## What is required
From the first line of the data through the line containing "const corPattern = makePattern('#2a2a2a', '#a0a0a0');", return each line exactly.

* * * * *

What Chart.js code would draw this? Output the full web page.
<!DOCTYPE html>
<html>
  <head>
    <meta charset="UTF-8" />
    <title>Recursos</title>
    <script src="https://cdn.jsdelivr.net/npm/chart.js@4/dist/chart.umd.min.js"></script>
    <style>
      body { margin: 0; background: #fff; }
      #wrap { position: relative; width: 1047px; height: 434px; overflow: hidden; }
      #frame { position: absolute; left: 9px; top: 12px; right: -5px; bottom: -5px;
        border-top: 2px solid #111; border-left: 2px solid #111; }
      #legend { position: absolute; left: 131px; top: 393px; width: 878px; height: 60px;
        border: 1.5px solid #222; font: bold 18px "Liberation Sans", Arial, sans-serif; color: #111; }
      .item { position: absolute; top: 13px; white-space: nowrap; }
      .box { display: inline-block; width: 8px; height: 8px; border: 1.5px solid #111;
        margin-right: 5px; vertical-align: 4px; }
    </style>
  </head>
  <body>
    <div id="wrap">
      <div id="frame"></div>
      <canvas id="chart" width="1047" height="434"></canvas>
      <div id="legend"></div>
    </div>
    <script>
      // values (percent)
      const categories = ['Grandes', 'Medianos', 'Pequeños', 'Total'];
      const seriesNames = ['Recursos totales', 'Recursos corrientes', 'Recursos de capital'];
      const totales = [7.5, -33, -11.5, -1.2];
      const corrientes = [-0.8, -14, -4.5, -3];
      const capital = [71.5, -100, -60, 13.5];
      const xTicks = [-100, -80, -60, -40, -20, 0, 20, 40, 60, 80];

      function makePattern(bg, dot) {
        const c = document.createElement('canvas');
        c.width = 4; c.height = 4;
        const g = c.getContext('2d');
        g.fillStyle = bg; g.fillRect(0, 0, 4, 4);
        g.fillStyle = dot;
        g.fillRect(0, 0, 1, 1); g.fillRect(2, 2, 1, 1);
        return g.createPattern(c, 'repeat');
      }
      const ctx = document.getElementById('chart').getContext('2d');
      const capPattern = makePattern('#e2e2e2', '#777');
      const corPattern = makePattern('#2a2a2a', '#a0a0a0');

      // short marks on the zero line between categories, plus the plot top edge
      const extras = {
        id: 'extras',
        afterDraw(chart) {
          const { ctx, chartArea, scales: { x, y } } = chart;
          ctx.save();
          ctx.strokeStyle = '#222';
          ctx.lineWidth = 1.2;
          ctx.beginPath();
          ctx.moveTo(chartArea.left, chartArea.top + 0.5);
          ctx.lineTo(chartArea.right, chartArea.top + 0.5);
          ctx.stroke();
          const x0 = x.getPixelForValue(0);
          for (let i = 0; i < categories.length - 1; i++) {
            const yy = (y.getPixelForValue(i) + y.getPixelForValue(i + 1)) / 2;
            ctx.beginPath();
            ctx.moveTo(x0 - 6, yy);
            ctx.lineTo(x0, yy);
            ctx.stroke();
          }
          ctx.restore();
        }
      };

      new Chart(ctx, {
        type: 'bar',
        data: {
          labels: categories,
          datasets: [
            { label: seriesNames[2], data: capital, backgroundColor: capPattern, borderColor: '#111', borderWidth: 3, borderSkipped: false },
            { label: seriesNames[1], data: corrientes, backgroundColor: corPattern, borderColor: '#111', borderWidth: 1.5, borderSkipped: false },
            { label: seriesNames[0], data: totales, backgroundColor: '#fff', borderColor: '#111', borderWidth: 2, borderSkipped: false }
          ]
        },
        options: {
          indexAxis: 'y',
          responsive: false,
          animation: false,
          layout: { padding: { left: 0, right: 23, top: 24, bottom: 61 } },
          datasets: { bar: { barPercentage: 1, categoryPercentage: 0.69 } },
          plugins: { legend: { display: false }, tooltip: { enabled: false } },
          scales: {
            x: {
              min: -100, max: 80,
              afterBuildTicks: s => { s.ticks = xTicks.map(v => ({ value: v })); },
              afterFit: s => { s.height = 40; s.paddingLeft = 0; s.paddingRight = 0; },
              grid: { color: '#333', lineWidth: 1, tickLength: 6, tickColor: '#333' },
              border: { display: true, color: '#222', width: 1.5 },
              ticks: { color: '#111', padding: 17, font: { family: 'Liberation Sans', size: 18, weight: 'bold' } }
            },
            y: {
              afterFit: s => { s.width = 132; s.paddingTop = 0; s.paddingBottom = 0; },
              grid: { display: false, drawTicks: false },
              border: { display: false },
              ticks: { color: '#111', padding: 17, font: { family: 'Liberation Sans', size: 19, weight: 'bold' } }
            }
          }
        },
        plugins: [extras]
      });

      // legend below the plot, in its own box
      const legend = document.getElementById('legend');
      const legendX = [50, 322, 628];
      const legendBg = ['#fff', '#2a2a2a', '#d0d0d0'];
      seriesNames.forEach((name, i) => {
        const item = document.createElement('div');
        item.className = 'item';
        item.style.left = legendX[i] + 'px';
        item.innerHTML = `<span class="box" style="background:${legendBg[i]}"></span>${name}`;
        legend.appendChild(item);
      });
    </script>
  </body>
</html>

* * * * *

## Result of this exercise
What Chart.js code would draw this? Output the full web page.
<!DOCTYPE html>
<html>
  <head>
    <meta charset="UTF-8" />
    <title>Recursos</title>
    <script src="https://cdn.jsdelivr.net/npm/chart.js@4/dist/chart.umd.min.js"></script>
    <style>
      body { margin: 0; background: #fff; }
      #wrap { position: relative; width: 1047px; height: 434px; overflow: hidden; }
      #frame { position: absolute; left: 9px; top: 12px; right: -5px; bottom: -5px;
        border-top: 2px solid #111; border-left: 2px solid #111; }
      #legend { position: absolute; left: 131px; top: 393px; width: 878px; height: 60px;
        border: 1.5px solid #222; font: bold 18px "Liberation Sans", Arial, sans-serif; color: #111; }
      .item { position: absolute; top: 13px; white-space: nowrap; }
      .box { display: inline-block; width: 8px; height: 8px; border: 1.5px solid #111;
        margin-right: 5px; vertical-align: 4px; }
    </style>
  </head>
  <body>
    <div id="wrap">
      <div id="frame"></div>
      <canvas id="chart" width="1047" height="434"></canvas>
      <div id="legend"></div>
    </div>
    <script>
      // values (percent)
      const categories = ['Grandes', 'Medianos', 'Pequeños', 'Total'];
      const seriesNames = ['Recursos totales', 'Recursos corrientes', 'Recursos de capital'];
      const totales = [7.5, -33, -11.5, -1.2];
      const corrientes = [-0.8, -14, -4.5, -3];
      const capital = [71.5, -100, -60, 13.5];
      const xTicks = [-100, -80, -60, -40, -20, 0, 20, 40, 60, 80];

      function makePattern(bg, dot) {
        const c = document.createElement('canvas');
        c.width = 4; c.height = 4;
        const g = c.getContext('2d');
        g.fillStyle = bg; g.fillRect(0, 0, 4, 4);
        g.fillStyle = dot;
        g.fillRect(0, 0, 1, 1); g.fillRect(2, 2, 1, 1);
        return g.createPattern(c, 'repeat');
      }
      const ctx = document.getElementById('chart').getContext('2d');
      const capPattern = makePattern('#e2e2e2', '#777');
      const corPattern = makePattern('#2a2a2a', '#a0a0a0');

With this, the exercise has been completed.